Alessandro Trovati, AP
SOLEDEN, Austria — Ted Ligety started the ski season right where he left off last year — making history.
The Park City native became the first man in history to win three consecutive World Cup GS races in Soelden, Austria. Ligety beat France’s Alexis Pinturault by .79 seconds to earn his 18th victory in the first Alpine race of the season.
“I was definitely a little anxious coming into this race, just because you never really know how you stand,” Ligety said. “In training last year, I was winning by a second and a half versus everybody, and this time I was getting beat in training sometimes. So it’s good to know you’re actually still fast. And we have a lot of guys who are skiing fast, so it’s nice to get some confirmation.”
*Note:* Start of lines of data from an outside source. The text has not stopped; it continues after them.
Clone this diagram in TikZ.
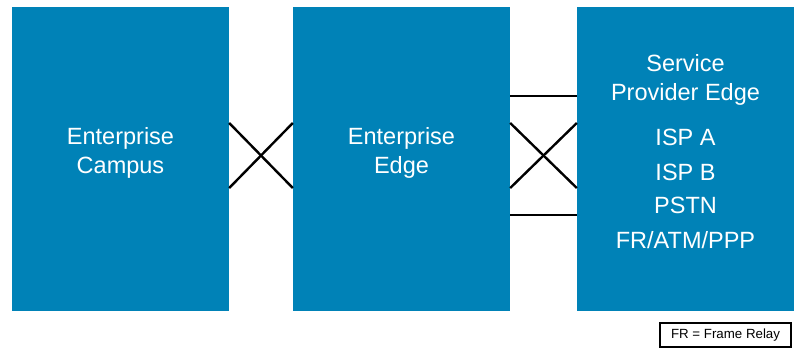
\documentclass[tikz,border=0pt]{standalone}
\usepackage{fontspec}
\setmainfont{Liberation Sans}
\definecolor{zoneblue}{RGB}{0,130,183}
\begin{document}
\begin{tikzpicture}[x=1pt,y=-1pt,
        zone/.style={fill=zoneblue,minimum width=217pt,minimum height=304pt,inner sep=0pt},
        zonetext/.style={text=white,align=center,inner sep=0pt,anchor=north,font=\fontsize{23.5}{28.5}\selectfont},
        link/.style={line width=2.4pt}]
    \useasboundingbox (0,0) rectangle (799,349);
    % blocks
    \node[zone] (campus) at (120.5,159) {};
    \node[zone] (edge) at (401.5,159) {};
    \node[zone] (provider) at (685.5,159) {};
    \node[zonetext] (campustext) at (120.5,127.5) {Enterprise\\Campus};
    \node[zonetext] (edgetext) at (401.5,127.5) {Enterprise\\Edge};
    \node[zonetext,font=\fontsize{23.5}{29}\selectfont] (providertext) at (685.5,54.5)
        {Service\\Provider Edge\\[16pt]ISP A\\[6pt]ISP B\\[4pt]PSTN\\[6pt]FR/ATM/PPP};
    % links
    \draw[link] ([yshift=36pt]campus.east) -- ([yshift=-29pt]edge.west);
    \draw[link] ([yshift=-29pt]campus.east) -- ([yshift=36pt]edge.west);
    \draw[link] ([yshift=63pt]edge.east) -- ([yshift=63pt]provider.west);
    \draw[link] ([yshift=36pt]edge.east) -- ([yshift=-29pt]provider.west);
    \draw[link] ([yshift=-29pt]edge.east) -- ([yshift=36pt]provider.west);
    \draw[link] ([yshift=-56pt]edge.east) -- ([yshift=-56pt]provider.west);
    % legend
    \node[draw,line width=1.8pt,minimum width=131pt,minimum height=24pt,inner sep=0pt,
        font=\fontsize{13.3}{15}\selectfont] (legend) at (725.5,335) {FR = Frame Relay};
\end{tikzpicture}
\end{document}
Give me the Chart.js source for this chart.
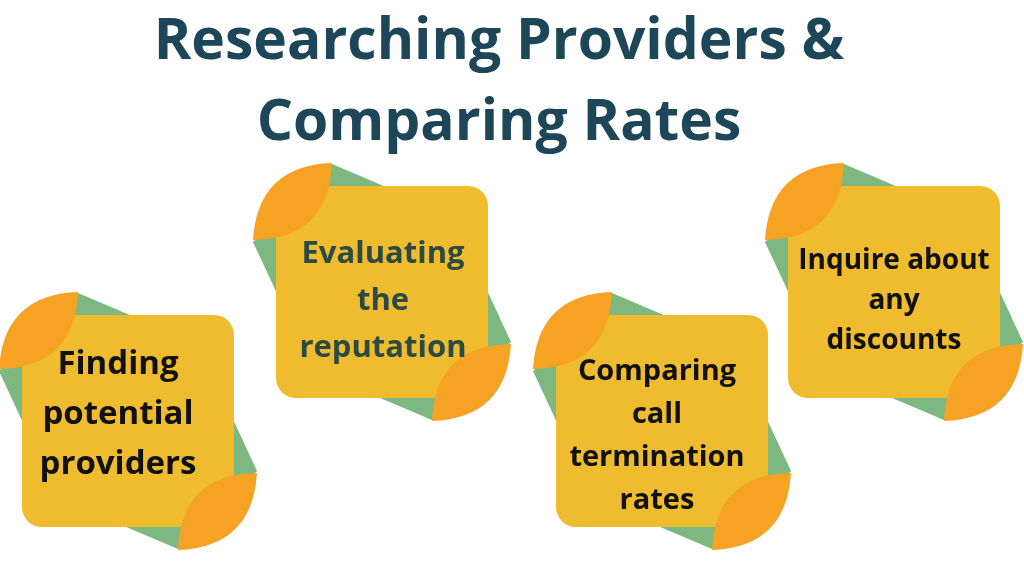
<!DOCTYPE html>
<html>
<head>
<meta charset="utf-8">
<script src="https://cdn.jsdelivr.net/npm/chart.js@4/dist/chart.umd.min.js"></script>
<style>
  html, body { margin: 0; padding: 0; background: #fff; }
  #wrap { width: 1024px; height: 576px; }
</style>
</head>
<body>
<div id="wrap"><canvas id="c"></canvas></div>
<script>
// title lines and the four steps
var titleLines = ['Researching Providers &', 'Comparing Rates'];
var stepLabels = [
    ['Finding', 'potential', 'providers'],
    ['Evaluating', 'the', 'reputation'],
    ['Comparing', 'call', 'termination', 'rates'],
    ['Inquire about', 'any', 'discounts']
];
// card centres in page coordinates
var stepX = [128, 382, 662, 894];
var stepY = [421, 292, 421, 292];
var textX = [118, 383, 657, 894];
var textY = [415, 301, 436, 301];
var textColors = ['#111111', '#2a4a42', '#111111', '#111111'];
var fontSizes = [33, 31, 29, 28];
var lineGaps = [50, 47, 43, 40];

function roundRect(ctx, x, y, w, h, r) {
    ctx.beginPath();
    ctx.moveTo(x + r, y);
    ctx.arcTo(x + w, y, x + w, y + h, r);
    ctx.arcTo(x + w, y + h, x, y + h, r);
    ctx.arcTo(x, y + h, x, y, r);
    ctx.arcTo(x, y, x + w, y, r);
    ctx.closePath();
}

function lens(ctx, ax, ay, bx, by, bulge, inner) {
    var mx = (ax + bx) / 2, my = (ay + by) / 2;
    var dx = bx - ax, dy = by - ay, len = Math.sqrt(dx * dx + dy * dy);
    var nx = dy / len, ny = -dx / len;
    ctx.beginPath();
    ctx.moveTo(ax, ay);
    ctx.quadraticCurveTo(mx + nx * bulge, my + ny * bulge, bx, by);
    ctx.quadraticCurveTo(mx - nx * inner, my - ny * inner, ax, ay);
    ctx.closePath();
    ctx.fill();
}

var cardsPlugin = {
    id: 'cards',
    afterDatasetsDraw: function(chart) {
        var ctx = chart.ctx;
        var xs = chart.scales.x, ys = chart.scales.y;
        ctx.save();
        ctx.fillStyle = '#1d4658';
        ctx.font = 'bold 57px "Open Sans"';
        ctx.textAlign = 'center';
        ctx.textBaseline = 'middle';
        ctx.fillText(titleLines[0], xs.getPixelForValue(499), ys.getPixelForValue(43));
        ctx.fillText(titleLines[1], xs.getPixelForValue(499), ys.getPixelForValue(124));
        var meta = chart.getDatasetMeta(0);
        meta.data.forEach(function(pt, i) {
            var cx = pt.x, cy = pt.y, h = 106;
            // green tilted backing shape
            ctx.fillStyle = '#7cb87f';
            ctx.beginPath();
            ctx.moveTo(cx - 50, cy - 128);
            ctx.lineTo(cx + 70, cy - 77);
            ctx.lineTo(cx + 129, cy + 50);
            ctx.lineTo(cx + 50, cy + 128);
            ctx.lineTo(cx - 70, cy + 77);
            ctx.lineTo(cx - 129, cy - 50);
            ctx.closePath();
            ctx.fill();
            // yellow card
            ctx.fillStyle = '#efbb2f';
            roundRect(ctx, cx - h, cy - h, 2 * h, 2 * h, 20);
            ctx.fill();
            // orange leaves
            ctx.fillStyle = '#f6a325';
            lens(ctx, cx - 129, cy - 52, cx - 50, cy - 129, 50, 52);
            lens(ctx, cx + 129, cy + 52, cx + 50, cy + 129, 50, 52);
            // label
            var lines = stepLabels[i];
            var lh = lineGaps[i];
            ctx.fillStyle = textColors[i];
            ctx.font = 'bold ' + fontSizes[i] + 'px "Open Sans"';
            var tx = xs.getPixelForValue(textX[i]);
            var y0 = ys.getPixelForValue(textY[i]) - (lines.length - 1) * lh / 2;
            lines.forEach(function(t, k) {
                ctx.fillText(t, tx, y0 + k * lh);
            });
        });
        ctx.restore();
    }
};

new Chart(document.getElementById('c'), {
    type: 'scatter',
    data: {
        datasets: [{
            data: stepX.map(function(x, i) { return { x: x, y: stepY[i] }; }),
            pointRadius: 0
        }]
    },
    options: {
        responsive: true,
        maintainAspectRatio: false,
        animation: false,
        layout: { padding: 0 },
        plugins: { legend: { display: false }, tooltip: { enabled: false } },
        scales: {
            x: { type: 'linear', min: 0, max: 1024, display: false },
            y: { type: 'linear', min: 0, max: 576, reverse: true, display: false }
        }
    },
    plugins: [cardsPlugin]
});
</script>
</body>
</html>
Ligety said competition is the best preparation for the 2014 Olympics.
“I think the best preparation for the Olympics is the World Cup season because that gives you the confidence,” he said. “It keeps you sharp, and just that whole competitive atmosphere keeps you going and gives you the ability to bring your best skiing to the Olympics.”
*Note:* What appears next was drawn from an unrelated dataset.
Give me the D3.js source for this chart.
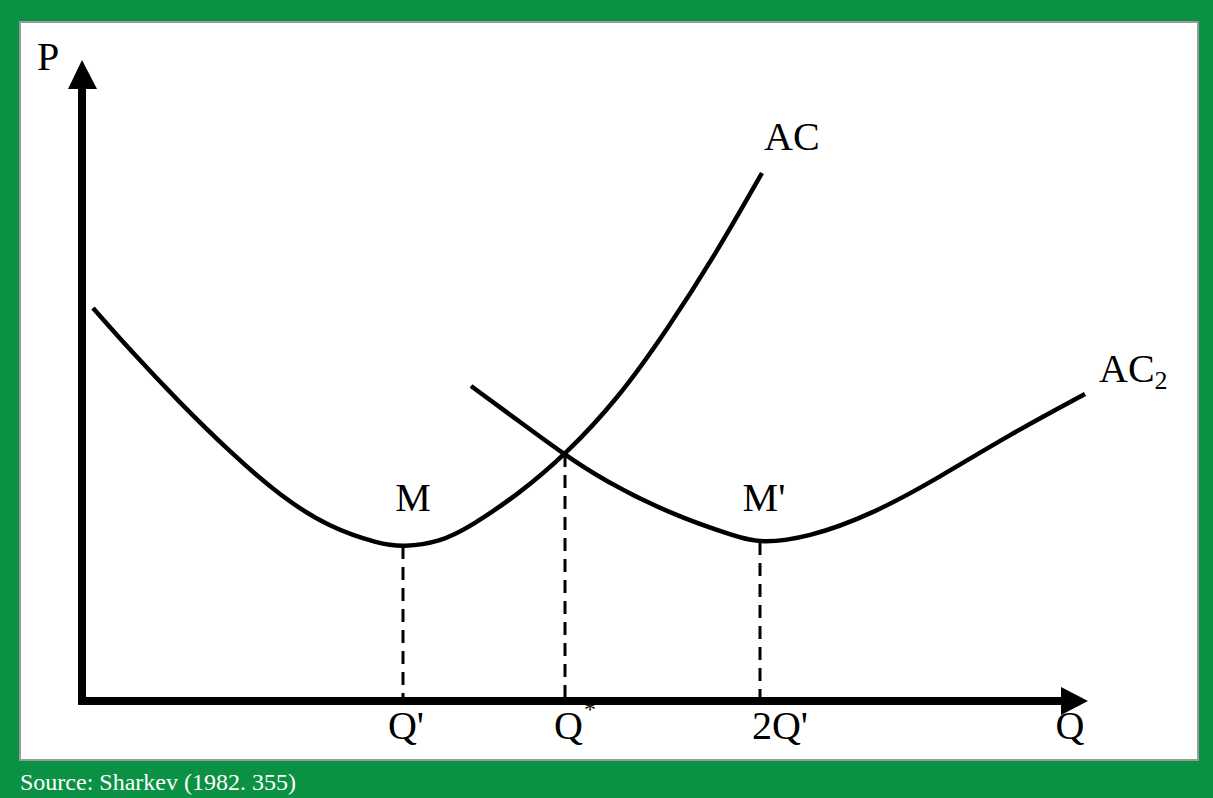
<!DOCTYPE html>
<html>
<head>
<meta charset="utf-8">
<script src="https://cdn.jsdelivr.net/npm/d3@7"></script>
<style>
  html, body { margin: 0; padding: 0; background: #0a9143; }
  svg { display: block; }
  text { font-family: "Liberation Serif", "Times New Roman", serif; }
</style>
</head>
<body>
<svg></svg>
<script>
// average cost curve AC  (q, p)
const acPoints = [
  [9, 393], [46, 351], [96, 298], [146, 249], [196, 205], [246, 173], [296, 157],
  [319, 154], [356, 159], [386, 174], [436, 208], [481, 246], [533, 301],
  [583, 371], [633, 449], [678, 528]
];
// second average cost curve AC2
const ac2Points = [
  [387, 315], [436, 279], [481, 246], [519, 221], [586, 187], [653, 164],
  [676, 158], [723, 163], [789, 187], [856, 224], [923, 265], [1001, 307]
];
// dashed drop lines
const dropQ = [319, 481, 676];
const dropP = [155, 247, 159];
const dropLabels = ["Q'", "Q", "2Q'"];
const dropSup = ["", "*", ""];
// minimum point labels
const pointLabels = ["M", "M'"];
const pointQ = [319, 676];

const W = 1213, H = 798;
const svg = d3.select("svg").attr("width", W).attr("height", H);

// scales: chart units are roughly pixels from the origin
const x = d3.scaleLinear().domain([0, 1000]).range([84, 1084]);
const y = d3.scaleLinear().domain([0, 640]).range([701, 61]);

// small nudges so labels sit like the original
const labelShift = { "Q'": 3, "Q": 10, "2Q'": 20, "M": 10, "M'": 4 };

// white panel with grey edge
svg.append("rect")
  .attr("x", 20).attr("y", 22)
  .attr("width", 1178).attr("height", 738)
  .attr("fill", "#fff")
  .attr("stroke", "#9a9a9a")
  .attr("stroke-width", 2);

// source line
svg.append("text")
  .attr("x", 20).attr("y", 790)
  .attr("fill", "#fff")
  .style("font-size", "24px")
  .text("Source: Sharkev (1982. 355)");

// axes
svg.append("path")
  .attr("d", `M${x(0) - 4},${y(0)} H${x(980)}`)
  .attr("stroke", "#000").attr("stroke-width", 8).attr("fill", "none");
svg.append("path")
  .attr("d", `M${x(0) - 2},${y(0) + 4} V${y(615)}`)
  .attr("stroke", "#000").attr("stroke-width", 8).attr("fill", "none");
// arrow heads
svg.append("path")
  .attr("d", `M${x(1004)},${y(0)} L${x(977)},${y(14)} L${x(977)},${y(-14)} Z`)
  .attr("fill", "#000");
svg.append("path")
  .attr("d", `M${x(0) - 2},${y(641)} L${x(0) - 16},${y(612)} L${x(0) + 13},${y(612)} Z`)
  .attr("fill", "#000");

// axis labels
svg.append("text").attr("x", 37).attr("y", 70)
  .style("font-size", "40px").text("P");
svg.append("text").attr("x", x(1000) - 14).attr("y", 739)
  .attr("text-anchor", "middle")
  .style("font-size", "40px").text("Q");

// dashed drop lines
svg.selectAll("line.drop")
  .data(dropQ)
  .enter()
  .append("line")
  .attr("class", "drop")
  .attr("x1", (d) => x(d)).attr("x2", (d) => x(d))
  .attr("y1", (d, i) => y(dropP[i])).attr("y2", y(0))
  .attr("stroke", "#000")
  .attr("stroke-width", 3)
  .attr("stroke-dasharray", "13,8");

// drop labels
const dl = svg.selectAll("text.drop")
  .data(dropQ)
  .enter()
  .append("text")
  .attr("class", "drop")
  .attr("x", (d, i) => x(d) + labelShift[dropLabels[i]])
  .attr("y", 739)
  .attr("text-anchor", "middle")
  .style("font-size", "40px")
  .text((d, i) => dropLabels[i]);
dl.filter((d, i) => dropSup[i] !== "")
  .append("tspan")
  .attr("dy", -22)
  .attr("dx", 1)
  .style("font-size", "24px")
  .text("*");

// curves (b-spline through the read points to keep them smooth)
const line = d3.line()
  .x((d) => x(d[0]))
  .y((d) => y(d[1]))
  .curve(d3.curveBasis);

svg.append("path").datum(acPoints)
  .attr("d", line)
  .attr("fill", "none").attr("stroke", "#000").attr("stroke-width", 4.5);
svg.append("path").datum(ac2Points)
  .attr("d", line)
  .attr("fill", "none").attr("stroke", "#000").attr("stroke-width", 4.5);

// curve labels
svg.append("text").attr("x", 764).attr("y", 150)
  .style("font-size", "40px").text("AC");
const ac2 = svg.append("text").attr("x", 1099).attr("y", 382)
  .style("font-size", "40px").text("AC");
ac2.append("tspan").attr("dy", 7).style("font-size", "26px").text("2");

// minimum point labels
svg.selectAll("text.pt")
  .data(pointQ)
  .enter()
  .append("text")
  .attr("class", "pt")
  .attr("x", (d, i) => x(d) + labelShift[pointLabels[i]])
  .attr("y", 511)
  .attr("text-anchor", "middle")
  .style("font-size", "40px")
  .text((d, i) => pointLabels[i]);
</script>
</body>
</html>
He said that’s how he managed to make history at last year’s World Championship where he won three titles.
“That’s what happened at World Championships last year,” he said. “I had a lot of confidence with my super G and my giant slalom skiing, and I was able to roll into some medals. So right now my main focus is doing well in the World Cups, and then come the week before the Olympics, I’m going to think about the Olympics.”
Ligety said the second run was difficult, as it usually is, and a couple of sections were treacherous.
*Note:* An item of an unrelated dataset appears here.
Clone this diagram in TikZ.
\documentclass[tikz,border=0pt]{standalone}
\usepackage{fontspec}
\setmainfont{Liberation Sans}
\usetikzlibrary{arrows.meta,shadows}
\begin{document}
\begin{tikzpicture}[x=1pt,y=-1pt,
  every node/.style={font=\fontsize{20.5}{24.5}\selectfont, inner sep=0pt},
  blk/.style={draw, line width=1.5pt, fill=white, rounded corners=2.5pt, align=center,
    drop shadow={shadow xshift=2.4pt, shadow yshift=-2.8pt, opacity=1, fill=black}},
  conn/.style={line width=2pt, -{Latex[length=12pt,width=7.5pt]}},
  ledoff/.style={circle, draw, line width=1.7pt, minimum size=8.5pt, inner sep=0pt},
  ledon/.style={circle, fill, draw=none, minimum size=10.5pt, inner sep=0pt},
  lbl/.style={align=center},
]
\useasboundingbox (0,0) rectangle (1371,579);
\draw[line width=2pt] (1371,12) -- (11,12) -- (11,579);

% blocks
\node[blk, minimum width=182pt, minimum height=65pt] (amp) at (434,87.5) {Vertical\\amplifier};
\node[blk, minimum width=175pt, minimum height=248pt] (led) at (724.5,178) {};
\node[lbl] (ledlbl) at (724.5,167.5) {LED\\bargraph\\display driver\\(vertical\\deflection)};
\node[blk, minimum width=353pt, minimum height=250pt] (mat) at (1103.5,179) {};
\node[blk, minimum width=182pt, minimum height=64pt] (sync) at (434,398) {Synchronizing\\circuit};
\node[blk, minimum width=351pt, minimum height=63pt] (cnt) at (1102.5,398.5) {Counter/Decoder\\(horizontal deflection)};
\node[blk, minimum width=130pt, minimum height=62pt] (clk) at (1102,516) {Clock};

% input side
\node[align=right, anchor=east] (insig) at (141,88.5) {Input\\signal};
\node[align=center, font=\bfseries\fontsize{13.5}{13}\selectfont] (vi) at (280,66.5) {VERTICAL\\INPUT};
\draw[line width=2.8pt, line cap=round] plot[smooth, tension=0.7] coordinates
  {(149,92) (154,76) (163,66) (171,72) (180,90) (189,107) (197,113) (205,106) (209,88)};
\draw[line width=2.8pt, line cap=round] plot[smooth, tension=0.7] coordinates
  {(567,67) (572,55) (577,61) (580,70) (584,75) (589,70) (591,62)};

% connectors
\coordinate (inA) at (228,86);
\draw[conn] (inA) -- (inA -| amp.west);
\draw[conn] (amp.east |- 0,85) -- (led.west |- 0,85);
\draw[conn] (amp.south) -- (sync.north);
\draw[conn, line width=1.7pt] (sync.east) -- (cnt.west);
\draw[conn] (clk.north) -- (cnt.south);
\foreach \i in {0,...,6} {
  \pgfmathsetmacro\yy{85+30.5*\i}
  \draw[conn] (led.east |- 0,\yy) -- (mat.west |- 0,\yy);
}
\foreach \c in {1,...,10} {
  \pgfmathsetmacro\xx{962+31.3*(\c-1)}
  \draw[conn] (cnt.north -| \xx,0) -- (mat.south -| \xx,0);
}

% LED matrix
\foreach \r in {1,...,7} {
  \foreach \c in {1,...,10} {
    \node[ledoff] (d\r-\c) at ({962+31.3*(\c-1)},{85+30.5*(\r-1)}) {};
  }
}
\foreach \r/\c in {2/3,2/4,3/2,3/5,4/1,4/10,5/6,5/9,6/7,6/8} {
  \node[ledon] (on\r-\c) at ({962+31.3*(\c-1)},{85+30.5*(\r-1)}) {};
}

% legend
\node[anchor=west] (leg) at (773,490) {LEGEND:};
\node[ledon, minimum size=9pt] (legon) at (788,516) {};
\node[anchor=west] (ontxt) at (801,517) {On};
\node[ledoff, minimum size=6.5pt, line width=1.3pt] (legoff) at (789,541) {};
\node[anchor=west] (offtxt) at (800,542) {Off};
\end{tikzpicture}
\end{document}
“It wasn’t clean but it was what I had to do to get the victory,” he said. “It’s a good day for sure. Any win is a good win, and it’s cool I’ve been able to have this kind of success here in Soelden. It’s always treated me well, ever since my first time racing here. So it’s definitely nice to get a win right off the bat.”
Bode Miller, recovering from a knee injury, had a top-20 finish racing in his first World Cup since February 2012.
“It was disappointing skiing today,” Miller said. “I didn’t really come in with much of a goal. I wanted to obviously finish and see where I stacked up. I was hoping to ski similar to how I skied in training. That’s always my goal. But you know, sometimes it doesn’t happen.”
Ligety will be in New York City Tuesday to receive the U.S. Olympic Committee’s Olympic SportsMan of the Year award. It’s part of the 100 days out to Sochi festivities.